Parallel lines AA' and CC' with transversal lines creating angles w=135°, z=147°

Problem 2

In the figure below, lines \( A'A'' \parallel C'C'' \). \( AB \) is the bisector of \( \angle CAA'' \) and \( BC \) is the bisector of \( \angle ACC'' \). Show that \( \angle ABC = 90^\circ \).

Parallel lines with angle bisectors forming triangle ABC

Problem 3

In the figure below, lines \( BC \parallel DD' \). The measure of angle \( x \) is \( 127^\circ \) and the measure of angle \( y \) is \( 115^\circ \). Find all interior angles of \( \triangle ADD' \).

Triangle with parallel line creating angles x=127°, y=115°

Solutions

Solution to Problem 1

Construct \( BB' \) parallel to \( AA' \) and \( CC' \).

Construction showing BB' parallel to AA' and CC'

Then \( \angle ABC = \angle ABB' + \angle CBB' \).

Since \( AA' \parallel BB' \), \( \angle ABB' \) and \( \angle w' \) are alternate interior angles, so \( \angle ABB' = \angle w' \).

Since \( CC' \parallel BB' \), \( \angle CBB' \) and \( \angle z' \) are alternate interior angles, so \( \angle CBB' = \angle z' \).

Angles \( w \) and \( w' \) are supplementary: \[ \angle w' = 180^\circ - \angle w = 180^\circ - 135^\circ = 45^\circ \]

Angles \( z \) and \( z' \) are supplementary: \[ \angle z' = 180^\circ - \angle z = 180^\circ - 147^\circ = 33^\circ \]

Therefore: \[ \angle ABC = \angle w' + \angle z' = 45^\circ + 33^\circ = 78^\circ \]

Solution to Problem 2

Since \( A'A'' \parallel C'C'' \), \( \angle A'AC \) and \( \angle ACC'' \) are alternate interior angles, so: \[ \angle A'AC = \angle ACC'' \]

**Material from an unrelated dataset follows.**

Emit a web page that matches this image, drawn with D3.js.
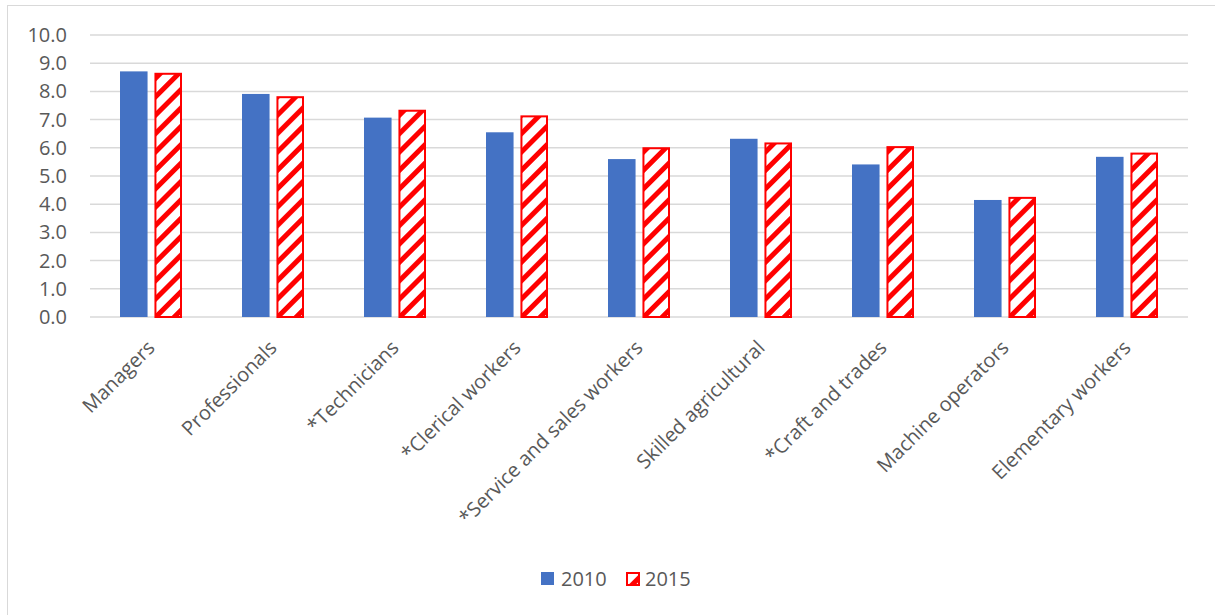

Angles \( \angle A'AC \) and \( \angle A''AC \) are supplementary: \[ \angle A''AC = 180^\circ - \angle A'AC = 180^\circ - \angle ACC'' \]

Rearranging: \[ \angle A''AC + \angle ACC'' = 180^\circ \]

Since \( AB \) and \( CB \) are angle bisectors, in \( \triangle ABC \): \[ \angle ABC = 180^\circ - \frac{\angle A''AC + \angle ACC''}{2} = 180^\circ - \frac{180^\circ}{2} = 90^\circ \]

Solution to Problem 3

Angles \( x \) and \( \angle ABC \) are supplementary: \[ \angle ABC = 180^\circ - x = 180^\circ - 127^\circ = 53^\circ \]

Angles \( y \) and \( \angle ACB \) are supplementary: \[ \angle ACB = 180^\circ - y = 180^\circ - 115^\circ = 65^\circ \]

Since \( BC \parallel DD' \), \( \angle ADD' \) and \( \angle ABC \) are corresponding angles: \[ \angle ADD' = \angle ABC = 53^\circ \]

Similarly, \( \angle AD'D \) and \( \angle ACB \) are corresponding angles: \[ \angle AD'D = \angle ACB = 65^\circ \]

In \( \triangle ADD' \), the sum of angles is \( 180^\circ \): \[ \angle DAD' = 180^\circ - (\angle ADD' + \angle AD'D) = 180^\circ - (53^\circ + 65^\circ) = 62^\circ \]

Thus the interior angles of \( \triangle ADD' \) are \( 62^\circ \), \( 53^\circ \), and \( 65^\circ \).